In Quick Play, mini-games can be played at the player's own pace, with each mini-game being unlocked daily. This mode allows for multiplayer, a new feature to the series. In Daily Training, the player has full access to a selection of puzzles, unlocking more puzzles the more days they play. The player can perform a "Brain Age Check", where the player performs three standard puzzles and their performance determines the "age" of the brain. Solving the puzzles speedily will result in a younger Brain Age. Once a day the player receives a stamp which allows playing more mini-games.

This game features a championship mode, where players connect online to compete with players worldwide. This feature uses Nintendo Switch Online. The championship mode takes place every Saturday, where players have up to two attempts per Daily Training puzzle to solve as fast as they can. The fastest attempt is submitted to the championship, where players are read their results instantly after finishing. Players receive access to online players' performances every Monday. The championship mode also allows the user to send messages to other players and compare their results once a day. In July 2020, the mode was used for an event where players can compete with Dr. Ryuta Kawashima.

==Development==
The Nintendo Switch version was developed by most of the original developers of previous Brain Age games, led by producer Kouichi Kawamoto, who directed most of the series. Additional development was provided by indieszero.

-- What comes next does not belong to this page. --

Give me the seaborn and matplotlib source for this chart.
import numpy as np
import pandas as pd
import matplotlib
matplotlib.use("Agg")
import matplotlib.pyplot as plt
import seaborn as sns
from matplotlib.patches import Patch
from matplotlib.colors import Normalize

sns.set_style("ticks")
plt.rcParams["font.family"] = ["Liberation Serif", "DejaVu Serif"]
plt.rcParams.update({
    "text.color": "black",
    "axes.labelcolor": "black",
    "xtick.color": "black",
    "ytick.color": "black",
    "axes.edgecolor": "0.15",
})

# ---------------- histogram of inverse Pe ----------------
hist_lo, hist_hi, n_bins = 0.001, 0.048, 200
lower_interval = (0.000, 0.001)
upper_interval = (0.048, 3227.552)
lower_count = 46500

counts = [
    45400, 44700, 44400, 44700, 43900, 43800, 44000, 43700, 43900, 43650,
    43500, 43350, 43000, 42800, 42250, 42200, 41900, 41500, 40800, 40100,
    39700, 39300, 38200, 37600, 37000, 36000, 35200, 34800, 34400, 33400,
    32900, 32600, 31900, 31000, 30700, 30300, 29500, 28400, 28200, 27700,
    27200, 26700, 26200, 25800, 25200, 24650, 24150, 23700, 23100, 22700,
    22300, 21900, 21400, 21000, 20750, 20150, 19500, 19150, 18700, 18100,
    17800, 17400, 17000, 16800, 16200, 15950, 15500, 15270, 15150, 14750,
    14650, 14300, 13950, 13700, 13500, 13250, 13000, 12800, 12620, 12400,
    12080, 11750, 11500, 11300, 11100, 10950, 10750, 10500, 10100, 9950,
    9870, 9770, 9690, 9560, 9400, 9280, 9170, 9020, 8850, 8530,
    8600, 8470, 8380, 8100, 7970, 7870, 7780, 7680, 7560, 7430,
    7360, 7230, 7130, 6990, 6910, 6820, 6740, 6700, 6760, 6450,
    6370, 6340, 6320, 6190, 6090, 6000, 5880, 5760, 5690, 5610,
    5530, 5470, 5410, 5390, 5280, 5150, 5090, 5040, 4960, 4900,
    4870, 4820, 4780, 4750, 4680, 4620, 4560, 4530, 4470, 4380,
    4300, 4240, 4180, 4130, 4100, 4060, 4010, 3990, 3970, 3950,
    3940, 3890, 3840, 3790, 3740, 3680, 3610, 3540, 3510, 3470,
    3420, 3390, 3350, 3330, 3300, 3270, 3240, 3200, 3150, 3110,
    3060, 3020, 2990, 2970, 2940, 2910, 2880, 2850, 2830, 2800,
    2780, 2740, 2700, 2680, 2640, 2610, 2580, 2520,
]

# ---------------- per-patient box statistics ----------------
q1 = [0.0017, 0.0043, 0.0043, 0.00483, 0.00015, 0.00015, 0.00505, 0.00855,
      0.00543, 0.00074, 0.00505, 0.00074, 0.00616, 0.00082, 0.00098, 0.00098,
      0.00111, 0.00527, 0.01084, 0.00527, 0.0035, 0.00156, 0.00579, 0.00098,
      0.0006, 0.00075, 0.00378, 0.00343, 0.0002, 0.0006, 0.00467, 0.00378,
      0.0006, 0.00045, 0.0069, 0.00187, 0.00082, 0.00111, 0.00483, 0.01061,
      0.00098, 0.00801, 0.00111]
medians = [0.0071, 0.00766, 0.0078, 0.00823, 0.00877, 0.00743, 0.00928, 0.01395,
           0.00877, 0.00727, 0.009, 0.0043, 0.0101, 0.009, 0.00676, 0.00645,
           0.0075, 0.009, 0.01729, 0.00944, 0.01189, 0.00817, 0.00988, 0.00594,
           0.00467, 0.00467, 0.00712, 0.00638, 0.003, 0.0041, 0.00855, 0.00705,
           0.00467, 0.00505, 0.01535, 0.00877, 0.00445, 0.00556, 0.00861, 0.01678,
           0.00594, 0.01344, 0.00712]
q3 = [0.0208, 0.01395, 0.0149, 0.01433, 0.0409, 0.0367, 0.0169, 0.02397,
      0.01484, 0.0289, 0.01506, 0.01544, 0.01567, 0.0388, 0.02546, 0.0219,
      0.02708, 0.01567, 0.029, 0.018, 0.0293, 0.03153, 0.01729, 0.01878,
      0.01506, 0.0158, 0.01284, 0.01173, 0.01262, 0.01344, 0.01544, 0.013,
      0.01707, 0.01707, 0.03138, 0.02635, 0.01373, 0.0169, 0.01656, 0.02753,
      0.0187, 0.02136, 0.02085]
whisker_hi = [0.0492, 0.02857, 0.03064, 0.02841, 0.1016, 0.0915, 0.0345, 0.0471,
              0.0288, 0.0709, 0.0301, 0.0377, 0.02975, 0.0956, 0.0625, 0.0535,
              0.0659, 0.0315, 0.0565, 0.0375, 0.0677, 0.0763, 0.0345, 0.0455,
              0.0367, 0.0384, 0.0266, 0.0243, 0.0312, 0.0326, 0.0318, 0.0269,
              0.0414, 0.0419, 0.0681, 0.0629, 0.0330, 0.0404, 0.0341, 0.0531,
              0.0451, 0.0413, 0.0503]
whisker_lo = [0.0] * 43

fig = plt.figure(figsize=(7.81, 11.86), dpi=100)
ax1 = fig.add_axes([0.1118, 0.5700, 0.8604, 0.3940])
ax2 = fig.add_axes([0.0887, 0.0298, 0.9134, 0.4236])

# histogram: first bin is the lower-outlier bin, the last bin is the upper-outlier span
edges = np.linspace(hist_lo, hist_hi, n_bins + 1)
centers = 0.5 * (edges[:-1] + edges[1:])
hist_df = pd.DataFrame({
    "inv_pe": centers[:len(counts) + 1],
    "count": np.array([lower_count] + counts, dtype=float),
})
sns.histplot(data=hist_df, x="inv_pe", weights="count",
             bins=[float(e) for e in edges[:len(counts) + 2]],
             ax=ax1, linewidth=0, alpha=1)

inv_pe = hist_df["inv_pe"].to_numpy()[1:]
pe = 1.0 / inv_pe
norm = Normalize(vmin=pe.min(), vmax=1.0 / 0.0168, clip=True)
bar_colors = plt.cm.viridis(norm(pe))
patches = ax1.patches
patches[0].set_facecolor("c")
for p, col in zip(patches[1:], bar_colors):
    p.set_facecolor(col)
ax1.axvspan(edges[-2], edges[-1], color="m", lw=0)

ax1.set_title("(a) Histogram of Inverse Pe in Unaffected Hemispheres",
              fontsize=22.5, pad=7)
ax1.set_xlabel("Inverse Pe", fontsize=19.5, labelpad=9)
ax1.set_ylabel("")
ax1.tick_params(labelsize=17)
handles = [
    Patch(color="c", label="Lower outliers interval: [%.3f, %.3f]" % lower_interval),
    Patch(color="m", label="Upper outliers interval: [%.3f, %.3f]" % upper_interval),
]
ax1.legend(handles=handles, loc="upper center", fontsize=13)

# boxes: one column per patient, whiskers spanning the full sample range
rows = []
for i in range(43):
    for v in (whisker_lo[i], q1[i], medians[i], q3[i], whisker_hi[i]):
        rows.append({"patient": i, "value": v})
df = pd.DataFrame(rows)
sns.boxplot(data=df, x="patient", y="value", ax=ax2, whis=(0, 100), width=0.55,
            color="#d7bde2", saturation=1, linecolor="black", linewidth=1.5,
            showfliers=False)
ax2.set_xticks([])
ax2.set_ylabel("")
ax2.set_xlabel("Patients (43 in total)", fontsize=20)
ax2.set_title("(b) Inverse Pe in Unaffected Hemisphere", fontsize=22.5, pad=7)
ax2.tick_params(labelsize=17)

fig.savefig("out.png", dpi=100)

The game was announced on the Nintendo Japan YouTube account on September 30, 2019. Two weeks later, it was announced that the game would come to Europe and Australia on January 3, 2020. On December 27, 2019, the game was released in Japan.

==Reception==

The game received mixed reviews. Many praised the puzzles' quality and repeatability as well as the game making good use of Nintendo Switch technology. However, the game was criticized for being too similar to previous installments and a lack of variety. Some noted that the game was not suitable for the recently released Nintendo Switch Lite since the system does not have detachable Joy-Con or IR sensors. The game had also performed to the same quality of other Nintendo games with awkward handwriting recognition and a limited amount of puzzles.

In the UK, sales charts showed that the game was number 14 in physical sales within its first week, the highest it has been in the series. As of February 2021, the game has sold over 367,198 copies in Japan according to Famitsu. As of December 2021, the game has sold 1.20 million copies.

Aggregate scores
| Aggregator | Score |
|---|---|
| Metacritic | 64/100 |
| OpenCritic | 26% recommend |

Review scores
| Publication | Score |
|---|---|
| 4Players | 64/100 |
| IGN | 7/10 |
| Jeuxvideo.com | 13/20 |
| Nintendo Life | 6/10 |

===Awards===

| Award | Date of ceremony | Category | Result | Ref. |
|---|---|---|---|---|
| Golden Joystick 2020 | November 24, 2020 | Nintendo Game of the Year | Nominated |  |

In November 2020, the game was nominated for Nintendo Game of the Year at the Golden Joystick Awards, however, it lost to Animal Crossing: New Horizons.